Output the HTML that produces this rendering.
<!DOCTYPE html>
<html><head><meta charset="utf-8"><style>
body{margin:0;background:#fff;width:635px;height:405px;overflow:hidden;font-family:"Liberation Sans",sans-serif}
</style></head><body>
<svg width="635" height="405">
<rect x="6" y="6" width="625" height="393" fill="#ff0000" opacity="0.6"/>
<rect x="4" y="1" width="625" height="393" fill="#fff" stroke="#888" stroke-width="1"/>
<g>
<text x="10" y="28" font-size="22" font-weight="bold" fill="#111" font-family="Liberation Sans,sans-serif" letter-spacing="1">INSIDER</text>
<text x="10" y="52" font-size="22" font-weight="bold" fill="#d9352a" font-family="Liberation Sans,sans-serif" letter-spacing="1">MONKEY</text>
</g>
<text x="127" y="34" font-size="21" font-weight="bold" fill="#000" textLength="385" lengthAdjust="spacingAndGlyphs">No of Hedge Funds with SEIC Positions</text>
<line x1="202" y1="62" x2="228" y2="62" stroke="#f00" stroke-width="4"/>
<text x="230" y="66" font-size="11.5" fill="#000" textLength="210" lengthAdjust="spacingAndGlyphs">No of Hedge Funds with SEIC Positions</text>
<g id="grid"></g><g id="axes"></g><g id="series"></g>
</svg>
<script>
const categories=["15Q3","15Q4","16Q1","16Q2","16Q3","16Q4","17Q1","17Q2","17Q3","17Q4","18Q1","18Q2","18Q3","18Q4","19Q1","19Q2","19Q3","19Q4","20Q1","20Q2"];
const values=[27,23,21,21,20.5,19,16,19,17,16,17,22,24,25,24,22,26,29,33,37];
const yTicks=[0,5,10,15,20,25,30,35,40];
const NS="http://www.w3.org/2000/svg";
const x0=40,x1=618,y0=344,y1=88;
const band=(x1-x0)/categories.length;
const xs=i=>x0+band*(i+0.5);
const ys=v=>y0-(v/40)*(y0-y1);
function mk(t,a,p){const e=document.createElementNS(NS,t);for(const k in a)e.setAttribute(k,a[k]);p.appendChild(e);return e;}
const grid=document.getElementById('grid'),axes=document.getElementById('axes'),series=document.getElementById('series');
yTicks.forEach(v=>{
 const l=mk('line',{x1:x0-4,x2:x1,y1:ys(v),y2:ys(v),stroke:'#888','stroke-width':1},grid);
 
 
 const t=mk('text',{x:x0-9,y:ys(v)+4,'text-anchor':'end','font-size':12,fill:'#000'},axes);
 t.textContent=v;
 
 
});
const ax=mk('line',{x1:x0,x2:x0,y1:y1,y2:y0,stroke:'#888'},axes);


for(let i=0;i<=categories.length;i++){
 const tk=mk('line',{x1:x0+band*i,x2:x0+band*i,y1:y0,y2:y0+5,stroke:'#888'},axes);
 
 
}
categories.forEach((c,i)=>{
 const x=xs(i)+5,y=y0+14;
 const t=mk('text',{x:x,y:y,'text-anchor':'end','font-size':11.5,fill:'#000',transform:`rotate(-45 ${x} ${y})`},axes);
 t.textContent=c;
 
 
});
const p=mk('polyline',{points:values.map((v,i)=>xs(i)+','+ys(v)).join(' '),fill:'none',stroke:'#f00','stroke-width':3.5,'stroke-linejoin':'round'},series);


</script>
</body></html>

◆ ◆ ◆ ◆ ◆ ◆ ◆

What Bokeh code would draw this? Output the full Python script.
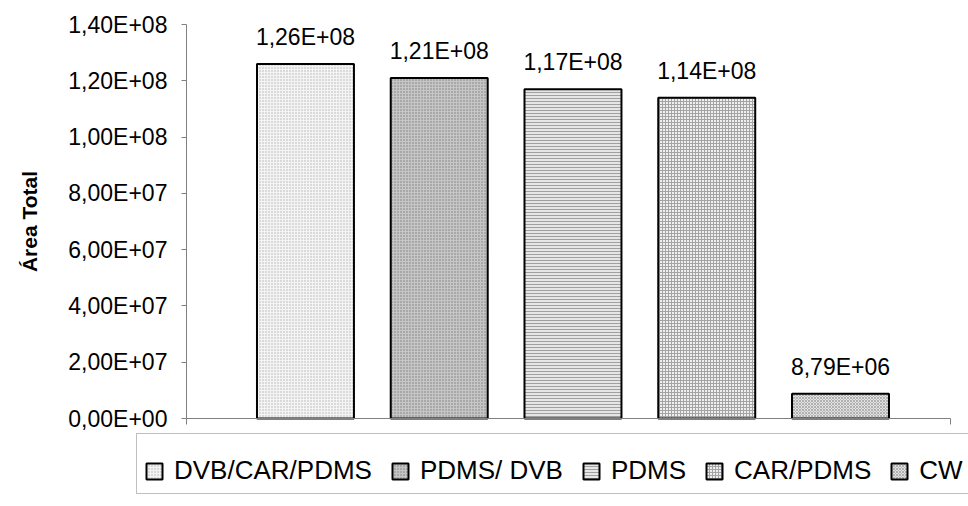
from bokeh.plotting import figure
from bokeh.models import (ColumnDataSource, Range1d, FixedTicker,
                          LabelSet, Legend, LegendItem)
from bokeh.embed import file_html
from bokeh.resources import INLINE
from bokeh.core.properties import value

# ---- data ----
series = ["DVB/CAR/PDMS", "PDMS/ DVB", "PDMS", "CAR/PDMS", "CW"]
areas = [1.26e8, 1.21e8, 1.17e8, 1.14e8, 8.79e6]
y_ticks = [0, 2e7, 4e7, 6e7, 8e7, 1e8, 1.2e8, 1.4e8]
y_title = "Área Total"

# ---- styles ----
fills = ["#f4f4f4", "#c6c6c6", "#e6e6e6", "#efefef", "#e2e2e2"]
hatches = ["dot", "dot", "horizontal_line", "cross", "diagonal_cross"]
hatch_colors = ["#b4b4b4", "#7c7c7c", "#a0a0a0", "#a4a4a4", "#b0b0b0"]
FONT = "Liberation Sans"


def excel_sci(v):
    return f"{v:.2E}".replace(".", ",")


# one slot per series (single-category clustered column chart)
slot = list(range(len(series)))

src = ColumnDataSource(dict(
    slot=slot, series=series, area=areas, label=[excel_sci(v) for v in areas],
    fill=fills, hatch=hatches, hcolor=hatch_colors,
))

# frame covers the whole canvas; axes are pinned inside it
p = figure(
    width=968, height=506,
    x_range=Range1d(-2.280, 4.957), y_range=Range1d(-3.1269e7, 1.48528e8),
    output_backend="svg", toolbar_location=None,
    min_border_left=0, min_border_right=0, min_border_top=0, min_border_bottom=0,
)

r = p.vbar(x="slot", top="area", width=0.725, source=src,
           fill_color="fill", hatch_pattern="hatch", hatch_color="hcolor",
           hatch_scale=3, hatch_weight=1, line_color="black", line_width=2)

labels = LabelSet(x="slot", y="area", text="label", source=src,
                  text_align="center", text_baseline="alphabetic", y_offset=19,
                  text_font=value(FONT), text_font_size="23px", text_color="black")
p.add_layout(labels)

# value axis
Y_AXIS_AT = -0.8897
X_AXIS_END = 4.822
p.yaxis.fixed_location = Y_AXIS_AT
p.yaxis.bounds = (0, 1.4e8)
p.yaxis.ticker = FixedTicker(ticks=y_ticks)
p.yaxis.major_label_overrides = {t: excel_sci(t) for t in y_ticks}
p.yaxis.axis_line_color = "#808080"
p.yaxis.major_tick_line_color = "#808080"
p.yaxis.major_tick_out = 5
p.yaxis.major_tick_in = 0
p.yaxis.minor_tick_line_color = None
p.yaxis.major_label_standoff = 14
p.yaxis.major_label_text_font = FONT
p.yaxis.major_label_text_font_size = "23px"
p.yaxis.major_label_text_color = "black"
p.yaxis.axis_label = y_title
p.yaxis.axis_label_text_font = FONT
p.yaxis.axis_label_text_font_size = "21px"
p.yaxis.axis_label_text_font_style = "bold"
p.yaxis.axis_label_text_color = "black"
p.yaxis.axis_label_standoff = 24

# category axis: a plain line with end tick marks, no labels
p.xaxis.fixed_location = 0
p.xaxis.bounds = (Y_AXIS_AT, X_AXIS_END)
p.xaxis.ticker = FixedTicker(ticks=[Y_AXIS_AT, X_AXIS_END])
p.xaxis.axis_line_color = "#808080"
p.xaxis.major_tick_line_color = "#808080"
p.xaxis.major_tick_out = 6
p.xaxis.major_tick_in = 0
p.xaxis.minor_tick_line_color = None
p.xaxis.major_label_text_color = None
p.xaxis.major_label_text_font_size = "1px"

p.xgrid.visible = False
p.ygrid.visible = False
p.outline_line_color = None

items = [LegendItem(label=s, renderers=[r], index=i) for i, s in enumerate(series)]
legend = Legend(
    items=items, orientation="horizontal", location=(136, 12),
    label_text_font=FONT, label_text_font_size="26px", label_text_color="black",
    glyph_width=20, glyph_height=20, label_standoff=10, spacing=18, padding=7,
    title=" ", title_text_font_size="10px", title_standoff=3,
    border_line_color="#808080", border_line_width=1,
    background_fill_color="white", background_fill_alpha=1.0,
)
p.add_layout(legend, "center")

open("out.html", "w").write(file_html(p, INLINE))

◆ ◆ ◆ ◆ ◆ ◆ ◆

▶ What you should do
Identify the lines that contain the string "script", and copy every one of them.

▶ Output of the task
<script>
</script>
What Bokeh code would draw this? Output the full Python script.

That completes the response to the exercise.